For once it may not be wise to sell in May
Normally shares underperform during the summer, but this year could be different

"Sell in May and go away." Will this be the year that the old investment adage, arising from a long-run statistical underperformance of stocks from May to October versus the period from November to April, proves wrong?
Well, perhaps, say a number of fund managers who spoke to the South China Morning Post on their immediate outlook for equity markets.
Derek Kwong, the chief investment officer at Basic Asset Management, said: "I am a bit positive on the outlook after two to three months of correction. It seems the index will have some support at a level of 22,000."
That assessment comes after a sell-off that took the Hang Seng Index to a five-month low last month.

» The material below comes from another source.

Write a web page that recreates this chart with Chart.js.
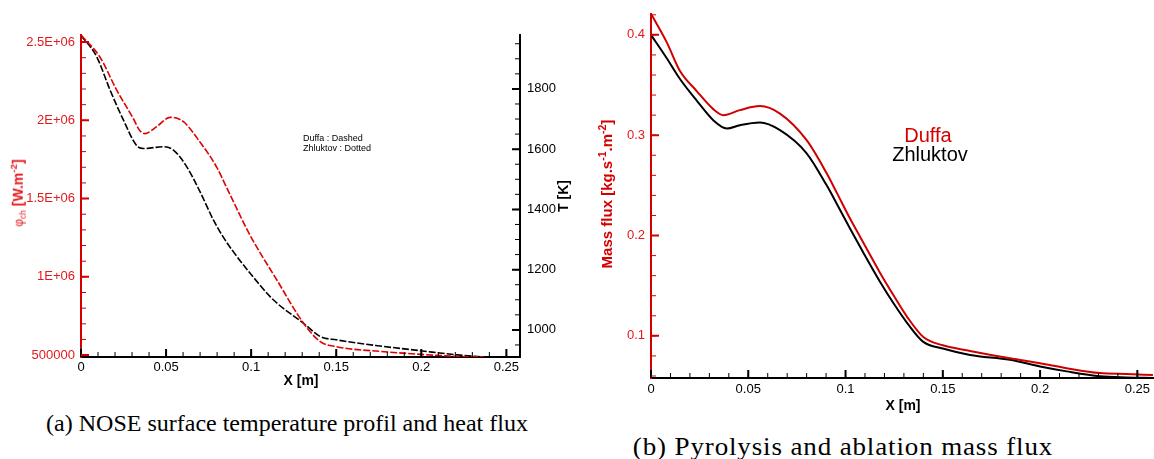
<!DOCTYPE html>
<html>
<head>
<meta charset="utf-8">
<script src="https://cdn.jsdelivr.net/npm/chart.js@4.4.1/dist/chart.umd.min.js"></script>
<style>
body { margin: 0; background: #fff; width: 1154px; height: 459px; position: relative; overflow: hidden; font-family: "Liberation Sans", Arial, sans-serif; }
.box { position: absolute; }
.t { position: absolute; white-space: nowrap; font-weight: bold; font-size: 14px; line-height: 1; transform: translate(-50%, -50%); }
.rot { transform: translate(-50%, -50%) rotate(-90deg); }
sub, sup { font-size: 70%; }
.cap { position: absolute; white-space: nowrap; font-family: "Liberation Serif", serif; font-size: 24px; line-height: 1; transform: translate(-50%, -50%); }
</style>
</head>
<body>
<div class="box" style="left:0;top:0;width:580px;height:400px"><canvas id="chartA" width="580" height="400"></canvas></div>
<div class="box" style="left:590px;top:0;width:564px;height:420px"><canvas id="chartB" width="564" height="420"></canvas></div>

<div class="t rot" style="left:18px;top:193px;color:#e3191c"><span style="font-weight:normal;font-size:12px">φ<sub>ch</sub></span> [W.m<sup>-2</sup>]</div>
<div class="t rot" style="left:563px;top:196px">T [K]</div>
<div class="t" style="left:301px;top:380px">X [m]</div>
<div class="t" style="left:303px;top:133px;font-weight:normal;font-size:9px;line-height:10px;transform:none">Duffa : Dashed<br>Zhluktov : Dotted</div>

<div class="t rot" style="left:605px;top:194px;color:#d40000;font-size:15px">Mass flux [kg.s<sup>-1</sup>.m<sup>-2</sup>]</div>
<div class="t" style="left:903px;top:405px">X [m]</div>
<div class="t" style="left:928px;top:135px;font-weight:normal;font-size:20px;color:#d40000">Duffa</div>
<div class="t" style="left:930px;top:154px;font-weight:normal;font-size:20px">Zhluktov</div>

<div class="cap" style="left:287px;top:423px">(a) NOSE surface temperature profil and heat flux</div>
<div class="cap" style="left:843px;top:446px;font-size:25px;letter-spacing:0.8px;transform:translate(-50%, -50%) scaleX(1.08)">(b) Pyrolysis and ablation mass flux</div>

<script>
// (a) heat flux (red, left axis) and surface temperature (black, right axis)
const heatFluxX = [0, 0.011, 0.021, 0.0308, 0.0345, 0.0375, 0.0445, 0.0524, 0.0602, 0.070, 0.0798, 0.0857, 0.0994, 0.1151, 0.1308, 0.1406, 0.150, 0.178, 0.1994, 0.221, 0.2367];
const heatFlux = [2545000, 2406000, 2193000, 2010000, 1935000, 1915000, 1960000, 2019000, 1991000, 1860000, 1700000, 1568000, 1265000, 980000, 704000, 586000, 554000, 522000, 505000, 492000, 488000];
const surfTempX = [0, 0.0092, 0.0171, 0.0249, 0.0327, 0.0367, 0.0484, 0.0543, 0.0621, 0.070, 0.0778, 0.0837, 0.0896, 0.0994, 0.113, 0.1308, 0.1406, 0.150, 0.178, 0.1994, 0.221, 0.2367];
const surfTemp = [1978, 1907, 1796, 1697, 1612, 1602, 1608, 1597, 1542, 1458, 1365, 1307, 1259, 1188, 1100, 1022, 978, 967, 945, 931, 917, 910];

// (b) mass flux
const massX = [0, 0.008, 0.0149, 0.0235, 0.032, 0.0372, 0.0457, 0.056, 0.0663, 0.080, 0.0903, 0.0954, 0.1023, 0.1074, 0.1177, 0.1245, 0.132, 0.140, 0.150, 0.164, 0.1845, 0.200, 0.2137, 0.2308, 0.2445, 0.258];
const massDuffa = [0.421, 0.393, 0.364, 0.344, 0.326, 0.320, 0.325, 0.329, 0.3215, 0.295, 0.262, 0.243, 0.217, 0.199, 0.163, 0.141, 0.118, 0.0988, 0.0906, 0.085, 0.0776, 0.0727, 0.0678, 0.0629, 0.062, 0.061];
const massZhlukX = [0, 0.008, 0.0149, 0.0235, 0.032, 0.039, 0.0457, 0.056, 0.0663, 0.080, 0.0903, 0.0954, 0.1023, 0.1074, 0.1177, 0.1245, 0.132, 0.140, 0.150, 0.164, 0.1845, 0.200, 0.2137, 0.2308, 0.2445, 0.258];
const massZhluk = [0.400, 0.377, 0.356, 0.3345, 0.315, 0.3067, 0.310, 0.3126, 0.305, 0.282, 0.250, 0.232, 0.207, 0.189, 0.154, 0.133, 0.112, 0.094, 0.0874, 0.081, 0.0761, 0.0695, 0.0646, 0.0597, 0.0585, 0.058];

// tick labels
const xTicks = [0, 0.05, 0.1, 0.15, 0.2, 0.25];
const xTickLabels = ['0', '0.05', '0.1', '0.15', '0.2', '0.25'];
const fluxTicks = [500000, 1000000, 1500000, 2000000, 2500000];
const fluxTickLabels = ['500000', '1E+06', '1.5E+06', '2E+06', '2.5E+06'];
const tempTicks = [1000, 1200, 1400, 1600, 1800];
const tempTickLabels = ['1000', '1200', '1400', '1600', '1800'];
const massTicks = [0.1, 0.2, 0.3, 0.4];
const massTickLabels = ['0.1', '0.2', '0.3', '0.4'];

const RED_AX = '#d40000';
const RED_TXT = '#e3191c';

function steps(from, to, step) {
    const out = [];
    for (let i = 0; from + i * step <= to + 1e-9; i++) out.push(Math.round((from + i * step) * 1e6) / 1e6);
    return out;
}
const pts = (xs, ys) => xs.map((x, i) => ({ x: x, y: ys[i] }));

// ticks drawn inside the plot area, like Tecplot
const inTicks = {
    id: 'inTicks',
    afterDraw(chart, args, opts) {
        const ctx = chart.ctx, a = chart.chartArea;
        Object.entries(opts.axes).forEach(([id, t]) => {
            const s = chart.scales[id];
            ctx.save();
            ctx.strokeStyle = t.color;
            const draw = (vals, len, w) => {
                ctx.lineWidth = w;
                ctx.beginPath();
                vals.forEach(v => {
                    const p = s.getPixelForValue(v);
                    if (s.isHorizontal()) { ctx.moveTo(p, a.bottom); ctx.lineTo(p, a.bottom - len); }
                    else if (s.position === 'left') { ctx.moveTo(a.left, p); ctx.lineTo(a.left + len, p); }
                    else { ctx.moveTo(a.right, p); ctx.lineTo(a.right - len, p); }
                });
                ctx.stroke();
            };
            draw(t.minor, 5, 1);
            draw(t.major, 8, 2);
            ctx.restore();
        });
    }
};

const tickFont = { family: 'Liberation Sans', size: 13 };

function xScale(max, height, pad) {
    return {
        type: 'linear', position: 'bottom', min: 0, max: max,
        afterFit: s => { s.height = height; },
        afterBuildTicks: s => { s.ticks = xTicks.map(v => ({ value: v })); },
        grid: { display: false, drawTicks: false },
        border: { display: true, color: '#000', width: 2 },
        ticks: { color: '#000', font: tickFont, padding: pad, maxRotation: 0, callback: (v, i) => xTickLabels[i] }
    };
}

new Chart(document.getElementById('chartA'), {
    type: 'line',
    data: {
        datasets: [
            { data: pts(heatFluxX, heatFlux), yAxisID: 'yFlux', borderColor: '#e00000', borderWidth: 1.6, borderDash: [7, 2], pointRadius: 0, cubicInterpolationMode: 'monotone' },
            { data: pts(surfTempX, surfTemp), yAxisID: 'yT', borderColor: '#000', borderWidth: 1.6, borderDash: [7, 2], pointRadius: 0, cubicInterpolationMode: 'monotone' }
        ]
    },
    options: {
        responsive: false, animation: false,
        layout: { padding: { top: 35, left: 0, right: 0, bottom: 0 } },
        plugins: {
            legend: { display: false }, tooltip: { enabled: false },
            inTicks: { axes: {
                x: { color: '#000', major: xTicks, minor: steps(0, 0.25, 0.01) },
                yFlux: { color: RED_AX, major: fluxTicks, minor: steps(500000, 2500000, 100000) },
                yT: { color: '#000', major: tempTicks, minor: steps(950, 1950, 50) }
            } }
        },
        scales: {
            x: xScale(0.258, 43, 3),
            yFlux: {
                type: 'linear', position: 'left', min: 488000, max: 2545000,
                afterFit: s => { s.width = 81; },
                afterBuildTicks: s => { s.ticks = fluxTicks.map(v => ({ value: v })); },
                grid: { display: false, drawTicks: false },
                border: { display: true, color: RED_AX, width: 2 },
                ticks: { color: RED_TXT, font: tickFont, padding: 6, callback: (v, i) => fluxTickLabels[i] }
            },
            yT: {
                type: 'linear', position: 'right', min: 910, max: 1979,
                afterFit: s => { s.width = 60; },
                afterBuildTicks: s => { s.ticks = tempTicks.map(v => ({ value: v })); },
                grid: { display: false, drawTicks: false },
                border: { display: true, color: '#000', width: 2 },
                ticks: { color: '#000', font: tickFont, padding: 7, callback: (v, i) => tempTickLabels[i] }
            }
        }
    },
    plugins: [inTicks]
});

new Chart(document.getElementById('chartB'), {
    type: 'line',
    data: {
        datasets: [
            { data: pts(massX, massDuffa), borderColor: '#d00000', borderWidth: 2, pointRadius: 0, cubicInterpolationMode: 'monotone' },
            { data: pts(massZhlukX, massZhluk), borderColor: '#000', borderWidth: 2, pointRadius: 0, cubicInterpolationMode: 'monotone' }
        ]
    },
    options: {
        responsive: false, animation: false,
        layout: { padding: { top: 8, left: 0, right: 0, bottom: 0 } },
        plugins: {
            legend: { display: false }, tooltip: { enabled: false },
            inTicks: { axes: {
                x: { color: '#000', major: xTicks, minor: steps(0, 0.25, 0.01) },
                y: { color: RED_AX, major: massTicks, minor: steps(0.06, 0.42, 0.02) }
            } }
        },
        scales: {
            x: xScale(0.2585, 42, 4),
            y: {
                type: 'linear', position: 'left', min: 0.058, max: 0.421,
                afterFit: s => { s.width = 61; },
                afterBuildTicks: s => { s.ticks = massTicks.map(v => ({ value: v })); },
                grid: { display: false, drawTicks: false },
                border: { display: true, color: RED_AX, width: 2 },
                ticks: { color: RED_TXT, font: tickFont, padding: 6, callback: (v, i) => massTickLabels[i] }
            }
        }
    },
    plugins: [inTicks]
});
</script>
</body>
</html>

The index began the year with a gain of 4.7 per cent in January, with most fund managers then expecting a total gain for the year of between 10 and 15 per cent, which would take the index to 24,000 points by December.
But sentiment turned bearish in February as disappointing economic data from the mainland and concerns over a slew of risks such as shadow banking dried up foreign capital flows into the market and took the index from a high of 23,822.06 on January 30 to a trough of 21,512.52 on April 18.
William Fong, a fund manager with Barings, who remains bullish on mainland property developers and carmakers because of strong sales growth prospects, said: "I am against the 'sell in May' advice. The Hong Kong market can't be much cheaper, due to the valuation gap with the United States and Asean markets at present."